1. Catastrophic discharges and earthquakes
2. Old megafauna turned to stone (becoming precious valuable materials? I forgot where I saw this, but one guy claimed Opal used to be the blood of gigantic creatures, has anyone heard of that?)
3. Really large people mined the (for their purposes) usable stuff out of the landscape

Yesterday I watched two documentaries from a series called "Aerial America", about New Mexico and West Virginia. Once you see it you can't unsee it. I think the Grand Canyon was a really bad catastrophic event and then "they" mined the shit out of it! Maybe until the next flooding came, who knows. The modern quarries in West Virginia look a lot like "natural" formations around the world. They scratch off whole mountains, but oh dear, they do it all over the world... 

Btw really beautiful landscapes there nevertheless and when this CV shit ends I really want to take a USA trip and see it all first hand.


----------



## Jsallard (Jan 5, 2021)

Hey guys, am I the only one who thought about Nan Madol ? 

It's a mystery how they built it, but all those picture of hexagonal rock remind me of this city ! 













Also, Nan Madol is huge, and there is many island that are man made. Just to remind everyone, Nan Madol is isolated in the Pacific ocean, yet they built a huge fortress out of thin air. (Well almost) Also, what were they trying to protect ? From who ? I'm not trying to derail the topic, but the column are similar.


----------



## Jetsam (Jan 6, 2021)

Myrrinda said:


> Great post!
> I think it is all of the above.
> 1. Catastrophic discharges and earthquakes
> 2. Old megafauna turned to stone (becoming precious valuable materials? I forgot where I saw this, but one guy claimed Opal used to be the blood of gigantic creatures, has anyone heard of that?)
> 3. Really large people mined the (for their purposes) usable stuff out of the landscape.



I agree. Maybe the giants were zapped...and then covered in mud!

I did read ages ago that diamonds were the closest to our souls " " electrically but at some point they were mostly contaminated and now they just mess people up. I know that sounds crazy and I lost that book a while ago. But I don't think it was wrong. Opal is amazing, probably more than we know.
Edit: (My husband is a rock hunter and we currently have several jars of opal in distilled water because otherwise it would break down and be a jar of dust I guess.)

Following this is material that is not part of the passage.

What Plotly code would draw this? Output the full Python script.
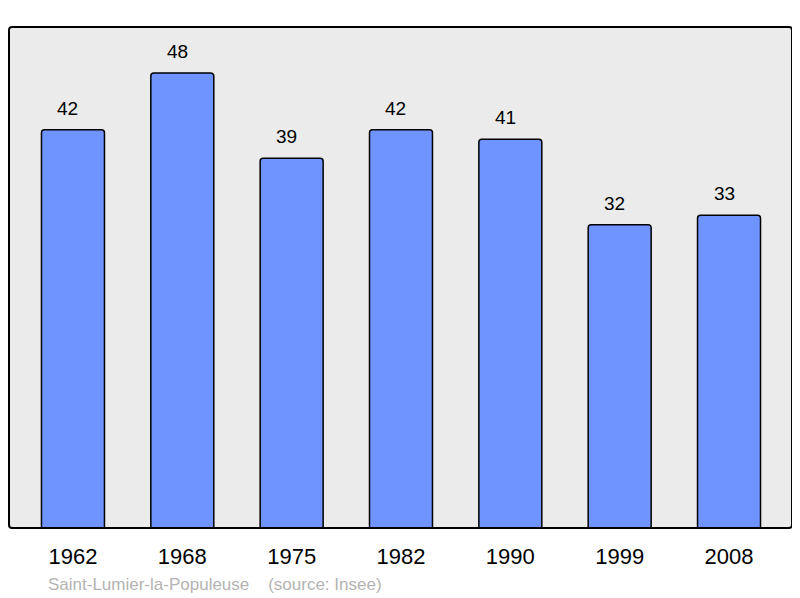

Thank you to those that made this a discussion rather than an argument. IMO everything stolen history is speculation, we'll never know for sure. We can all speculate individually and maybe be partly correct or we can share ideas and consider each other's pov and potentially get closer to the actual truth.


----------



## Samson4prez (Feb 25, 2021)

they are obviously the remains of giant petrified trees


----------



## Forrest (Feb 25, 2021)

Samson4prez said:


> they are obviously the remains of giant petrified trees



No they are not. Trees are not hexagonal or polygonal in cross section. Trunks don't grow together in close pack. Trees have growth rings. Petrified trunks aren't the same composition as basalt.